If you're looking for a Miata to use as a daily commuter and don't mind ponying up roughly $2000 extra for the PRHT version to get a little extra comfort and security, do it.
Motor Trend

When it comes to features, 'no frills' is the operative term with respect to the 2011 MX-5 Miata. That's true in its lower Sport or Touring forms, but the Miata can feel well-equipped, if not luxurious, in top Grand Touring trims.

Standard equipment, at least in terms of comforts, is about on par with that of budget-conscious small cars; features on all models include power windows, power mirrors, a CD player, and tilt steering. Touring models include upgraded wheels and tires, a trip computer, keyless entry, and cruise control, while Grand Touring models add leather trim, heated seats, and automatic climate control, among other features. Options include the six-speed automatic, Sirius Satellite Radio, steering-wheel audio controls, and a sport suspension.

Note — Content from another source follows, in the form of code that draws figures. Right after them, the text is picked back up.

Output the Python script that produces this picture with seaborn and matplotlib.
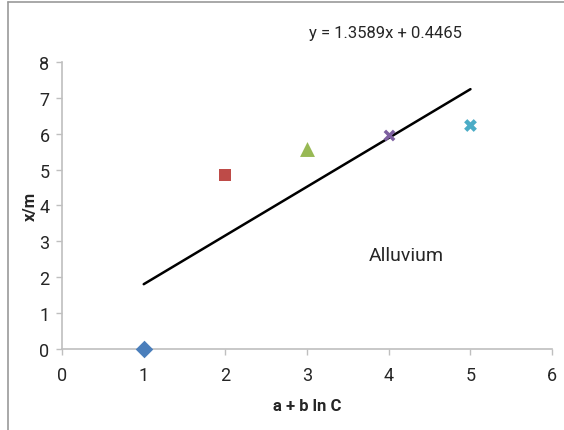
"""
Isoterma de adsorcao - Alluvium: x/m contra a + b ln C, com reta ajustada.
"""

import numpy as np
import matplotlib
matplotlib.use("Agg")
import matplotlib.pyplot as plt
from matplotlib.lines import Line2D
import seaborn as sns

X_VALS = [1, 2, 3, 4, 5]
Y_VALS = [0.0, 4.86, 5.57, 5.95, 6.24]
MARCADORES = ["D", "s", "^", "x", "X"]
CORES = ["#4a7ebb", "#be4b48", "#98b954", "#7d60a0", "#4bacc6"]
SLOPE = 1.3589
INTERCEPT = 0.4465
X_TICKS = [0, 1, 2, 3, 4, 5, 6]
Y_TICKS = [0, 1, 2, 3, 4, 5, 6, 7, 8]

CINZA = "#bfbfbf"
TAMANHOS = {"D": 80, "s": 85, "^": 115, "X": 85}


def main():
    sns.set_style("white")
    plt.rcParams["font.family"] = ["Roboto", "DejaVu Sans"]

    fig = plt.figure(figsize=(5.64, 4.31), dpi=100)
    ax = fig.add_axes([0.110, 0.188, 0.869, 0.666])

    # reta de regressao
    xl = np.array([X_VALS[0], X_VALS[-1]])
    yl = SLOPE * xl + INTERCEPT
    sns.lineplot(x=xl, y=yl, ax=ax, color="black", linewidth=1.8)

    for x, y, m, c in zip(X_VALS, Y_VALS, MARCADORES, CORES):
        if m == "x":
            sns.scatterplot(x=[x], y=[y], ax=ax, marker=m, color=c, s=45,
                            linewidth=2.5, zorder=3, clip_on=False)
        else:
            sns.scatterplot(x=[x], y=[y], ax=ax, marker=m, color=c,
                            s=TAMANHOS[m], linewidth=0, zorder=3, clip_on=False)

    ax.set_xlim(0, 6)
    ax.set_ylim(0, 8)
    ax.set_xticks(X_TICKS)
    ax.set_yticks(Y_TICKS)
    ax.tick_params(axis="both", labelsize=13, color=CINZA, length=4,
                   width=1, direction="out", bottom=True, left=True)
    ax.tick_params(axis="x", pad=8)
    ax.tick_params(axis="y", pad=5)
    sns.despine(ax=ax)
    for lado in ["left", "bottom"]:
        ax.spines[lado].set_color(CINZA)
        ax.spines[lado].set_linewidth(1.2)

    ax.set_xlabel("a + b ln C", fontsize=12, fontweight="bold", labelpad=10)
    ax.set_ylabel("x/m", fontsize=12, fontweight="bold", labelpad=1)

    ax.text(3.75, 2.62, "Alluvium", fontsize=14, ha="left", va="center")
    fig.text(0.683, 0.923, f"y = {SLOPE:.4f}x + {INTERCEPT:.4f}",
             fontsize=12, ha="center", va="center")

    # moldura cinza (esquerda e topo)
    fig.add_artist(Line2D([8 / 564, 8 / 564], [0, 1 - 3 / 431],
                          transform=fig.transFigure, color="#999999", lw=1.2))
    fig.add_artist(Line2D([8 / 564, 1], [1 - 3 / 431, 1 - 3 / 431],
                          transform=fig.transFigure, color="#999999", lw=1.2))

    fig.savefig("out.png", dpi=100)
    plt.close(fig)


if __name__ == "__main__":
    main()
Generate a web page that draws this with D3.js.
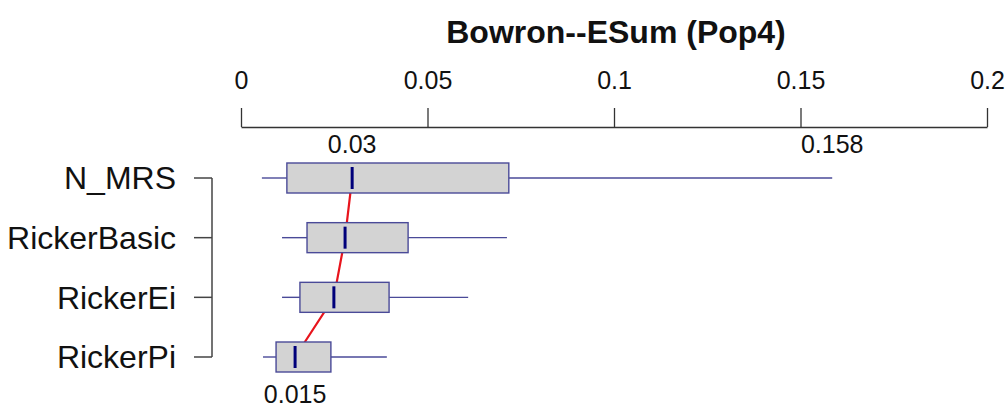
<!DOCTYPE html>
<html>
<head>
<meta charset="utf-8">
<script src="https://cdn.jsdelivr.net/npm/d3@7"></script>
<style>
  body { margin: 0; background: #fff; }
  svg { display: block; font-family: Arial, "Liberation Sans", sans-serif; }
</style>
</head>
<body>
<div id="chart"></div>
<script>
// Boxplot of ESum estimates by model (Bowron, Pop4)
const titleText = 'Bowron--ESum (Pop4)';
const models = ['N_MRS', 'RickerBasic', 'RickerEi', 'RickerPi'];
const lowWhisker = [0.0056, 0.011, 0.011, 0.0059];
const lowerQuart = [0.0123, 0.0177, 0.0158, 0.0094];
const medians = [0.0298, 0.0279, 0.0249, 0.0145];
const upperQuart = [0.0718, 0.0448, 0.0397, 0.0241];
const highWhisker = [0.1585, 0.0713, 0.0609, 0.0391];
const tickValues = [0, 0.05, 0.1, 0.15, 0.2];
const tickLabels = ['0', '0.05', '0.1', '0.15', '0.2'];
// value annotations next to the boxes
const notes = [
    { model: 0, value: 0.0298, text: '0.03', above: true },
    { model: 0, value: 0.1585, text: '0.158', above: true },
    { model: 3, value: 0.0145, text: '0.015', above: false }
];

const width = 1007, height = 408;

const svg = d3.select('#chart').append('svg')
    .attr('width', width)
    .attr('height', height);

const x = d3.scaleLinear().domain([0, 0.2]).range([241, 987]);
const y = d3.scalePoint().domain(models).range([178, 357]);

const boxHalf = 15;
const rows = models.map((m, i) => ({
    model: m,
    lo: lowWhisker[i], q1: lowerQuart[i], med: medians[i],
    q3: upperQuart[i], hi: highWhisker[i]
}));

// Title
svg.append('text')
    .attr('x', 616)
    .attr('y', 43)
    .attr('text-anchor', 'middle')
    .style('font-size', '32px')
    .style('font-weight', 'bold')
    .attr('fill', '#111')
    .text(titleText);

// Top axis
const axis = d3.axisTop(x)
    .tickValues(tickValues)
    .tickFormat((d, i) => tickLabels[i])
    .tickSize(19)
    .tickSizeOuter(0)
    .tickPadding(19);

const axisG = svg.append('g')
    .attr('transform', 'translate(0,127)')
    .call(axis);
axisG.select('.domain').attr('stroke', '#333').attr('stroke-width', 1.3);
axisG.selectAll('.tick line').attr('stroke', '#333').attr('stroke-width', 1.3);
axisG.selectAll('.tick text')
    .attr('fill', '#111')
    .style('font-size', '25px')
    .style('font-family', 'Arial, "Liberation Sans", sans-serif');

// Category bracket on the left
svg.append('line')
    .attr('x1', 212).attr('x2', 212)
    .attr('y1', y(models[0])).attr('y2', y(models[models.length - 1]))
    .attr('stroke', '#444').attr('stroke-width', 1.5);

svg.selectAll('.cat-tick')
    .data(models)
    .enter().append('line')
    .attr('class', 'cat-tick')
    .attr('x1', 194).attr('x2', 212)
    .attr('y1', d => y(d)).attr('y2', d => y(d))
    .attr('stroke', '#444').attr('stroke-width', 1.5);

svg.selectAll('.cat-label')
    .data(models)
    .enter().append('text')
    .attr('class', 'cat-label')
    .attr('x', 176)
    .attr('y', d => y(d))
    .attr('dy', '0.35em')
    .attr('text-anchor', 'end')
    .attr('fill', '#111')
    .style('font-size', '32px')
    .text(d => d);

// Red line linking medians (drawn behind boxes)
const medLine = d3.line()
    .x(d => x(d.med))
    .y(d => y(d.model));

svg.append('path')
    .datum(rows)
    .attr('d', medLine)
    .attr('fill', 'none')
    .attr('stroke', '#e8141c')
    .attr('stroke-width', 2.2);

// Boxes
const boxColor = '#4a4a98';
const g = svg.selectAll('.box')
    .data(rows)
    .enter().append('g')
    .attr('class', 'box');

g.append('line')
    .attr('x1', d => x(d.lo)).attr('x2', d => x(d.q1))
    .attr('y1', d => y(d.model)).attr('y2', d => y(d.model))
    .attr('stroke', boxColor).attr('stroke-width', 1.4);

g.append('line')
    .attr('x1', d => x(d.q3)).attr('x2', d => x(d.hi))
    .attr('y1', d => y(d.model)).attr('y2', d => y(d.model))
    .attr('stroke', boxColor).attr('stroke-width', 1.4);

g.append('rect')
    .attr('x', d => x(d.q1))
    .attr('y', d => y(d.model) - boxHalf)
    .attr('width', d => x(d.q3) - x(d.q1))
    .attr('height', boxHalf * 2)
    .attr('fill', '#d3d3d3')
    .attr('stroke', boxColor)
    .attr('stroke-width', 1.4);

g.append('line')
    .attr('x1', d => x(d.med)).attr('x2', d => x(d.med))
    .attr('y1', d => y(d.model) - 11).attr('y2', d => y(d.model) + 11)
    .attr('stroke', '#00007a').attr('stroke-width', 3);

// Value annotations
svg.selectAll('.note')
    .data(notes)
    .enter().append('text')
    .attr('class', 'note')
    .attr('x', d => x(d.value))
    .attr('y', d => d.above ? y(models[d.model]) - 25 : y(models[d.model]) + 46)
    .attr('text-anchor', 'middle')
    .attr('fill', '#111')
    .style('font-size', '25px')
    .text(d => d.text);
</script>
</body>
</html>
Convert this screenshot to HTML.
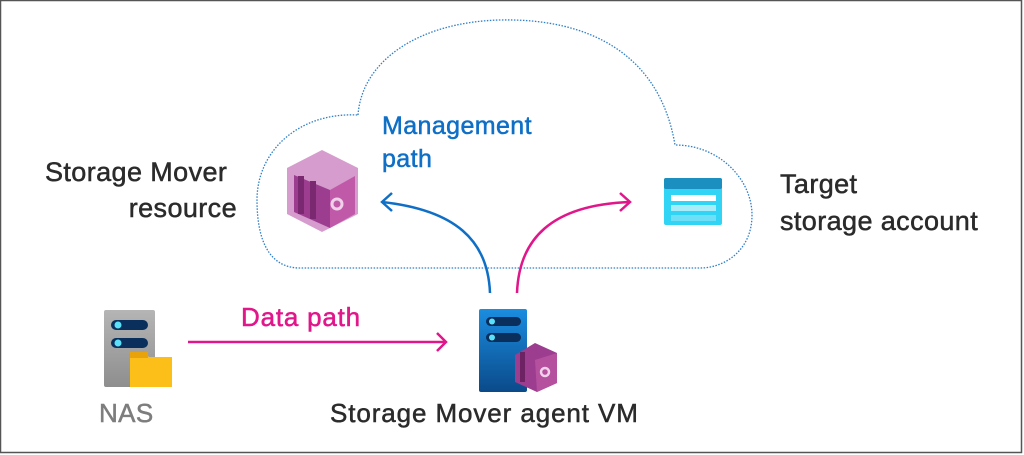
<!DOCTYPE html>
<html><head><meta charset="utf-8"><style>
html,body{margin:0;padding:0;background:#fff}
#c{position:relative;width:1024px;height:455px;overflow:hidden;font-family:"Liberation Sans",sans-serif}
.t{position:absolute;font-size:27px;color:#2b2b2b;line-height:1;white-space:nowrap;-webkit-text-stroke:0.5px currentColor;letter-spacing:0.4px}
</style></head><body><div id="c">
<svg width="1024" height="455" style="position:absolute;left:0;top:0">
<rect x="0.5" y="0.5" width="1021" height="452" fill="none" stroke="#555" stroke-width="1.5"/>
<path d="M358,115 C362,60 420,22 500,20 C590,18 660,55 675,145 C720,145 752,180 752,215 C752,250 725,268 700,268 L300,268 C272,268 257,245 257,200 C257,150 300,112 358,115 Z" fill="none" stroke="#2f7fc8" stroke-width="1.3" stroke-dasharray="1.5 1.5"/>
<polygon points="322,150 358,168 358,214 322,232 287,214 287,168" fill="#d69ccd"/>
<polygon points="294,175 330,190 330,228 294,212" fill="#9c3d8f"/>
<polygon points="330,190 355,176 355,214 330,228" fill="#c05aa8"/>
<rect x="298" y="176" width="6" height="38" fill="#7a2870"/>
<rect x="310" y="181" width="6" height="38" fill="#7a2870"/>
<circle cx="337" cy="204" r="5" fill="none" stroke="#f0d0ea" stroke-width="3"/>
<rect x="664" y="178" width="58" height="47" rx="2" fill="#32d4f5"/>
<rect x="664" y="178" width="58" height="11" rx="2" fill="#1b8fbf"/>
<rect x="671" y="195" width="45" height="6" fill="#fff"/>
<rect x="671" y="205" width="45" height="6" fill="#a8ecfa"/>
<rect x="671" y="215" width="45" height="6" fill="#6de0f8"/>
<path d="M490,293 C488,240 455,210 382,202" fill="none" stroke="#0f6fc6" stroke-width="2.5"/>
<path d="M392,193 L382,202 L392,211" fill="none" stroke="#0f6fc6" stroke-width="2.5"/>
<path d="M517,293 C519,240 550,205 630,202" fill="none" stroke="#e0168a" stroke-width="2.5"/>
<path d="M620,193 L630,202 L620,211" fill="none" stroke="#e0168a" stroke-width="2.5"/>
<line x1="188" y1="342" x2="446" y2="342" stroke="#e0168a" stroke-width="2.5"/>
<path d="M437,333 L446,342 L437,351" fill="none" stroke="#e0168a" stroke-width="2.5"/>
<defs><linearGradient id="b" x1="0" y1="0" x2="0" y2="1"><stop offset="0" stop-color="#1b8de0"/><stop offset="1" stop-color="#0a4a8a"/></linearGradient>
<linearGradient id="g" x1="0" y1="0" x2="0" y2="1"><stop offset="0" stop-color="#b5b5b5"/><stop offset="1" stop-color="#8e8e8e"/></linearGradient></defs>
<rect x="479" y="309" width="48" height="83" rx="2" fill="url(#b)"/>
<rect x="486" y="317" width="35" height="9" rx="4.5" fill="#0b2f5c"/>
<rect x="486" y="333" width="35" height="9" rx="4.5" fill="#0b2f5c"/>
<circle cx="492" cy="321.5" r="3" fill="#5ae0f8"/><circle cx="492" cy="337.5" r="3" fill="#5ae0f8"/>
<polygon points="515,355 535,343 557,353 557,383 537,392 515,382" fill="#9c3d8f"/>
<polygon points="535,360 557,353 557,383 537,392" fill="#b5509f"/>
<rect x="520" y="352" width="5" height="30" fill="#6d2363"/>
<circle cx="545" cy="372" r="4" fill="none" stroke="#f0d0ea" stroke-width="2.5"/>
<rect x="104" y="310" width="51" height="77" rx="2" fill="url(#g)"/>
<rect x="111" y="320" width="37" height="10" rx="5" fill="#0b2f5c"/>
<rect x="111" y="338" width="37" height="10" rx="5" fill="#0b2f5c"/>
<circle cx="118" cy="325" r="3.5" fill="#5ae0f8"/><circle cx="118" cy="343" r="3.5" fill="#5ae0f8"/>
<path d="M130,354 L146,354 L149,357 L172,357 L172,387 L130,387 Z" fill="#fcbf1a"/>
<rect x="130" y="352" width="18" height="6" fill="#e8a30c"/>
</svg>
<div class="t" style="left:45px;top:159px">Storage Mover</div>
<div class="t" style="right:787px;top:195px">resource</div>
<div class="t" style="left:382px;top:114px;color:#0f6fc6;font-size:25px">Management</div>
<div class="t" style="left:382px;top:147px;color:#0f6fc6;font-size:25px">path</div>
<div class="t" style="left:780px;top:171px">Target</div>
<div class="t" style="left:780px;top:208px">storage account</div>
<div class="t" style="left:241px;top:304px;color:#e0168a;font-size:26px;letter-spacing:0.8px">Data path</div>
<div class="t" style="left:99px;top:400px;color:#7d7d7d;font-size:26px">NAS</div>
<div class="t" style="left:330px;top:400px;font-size:26px;letter-spacing:0.9px">Storage Mover agent VM</div>
</div></body></html>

Even for 2011, Mazda Miata continues to lack some popular (and, some would argue, safety-oriented) features such as a Bluetooth hands-free interface, as well as tech features like a navigation system.

One of the most clever features available on the Miata line continues to be the Power Retractable Hard Top (PRHT), a separate model that weighs just 80 pounds more than the standard soft-top roadster. The top takes just 12 seconds to fold away, so the effect on performance is minimal.

The optional Bose audio system available on the MX-5 actually adjusts its equalization and settings depending on whether the top is up or down.


The 2011 Mazda MX-5 embodies a keep-it-simple ethic, though some will be put off by the lack of some essentials like Bluetooth.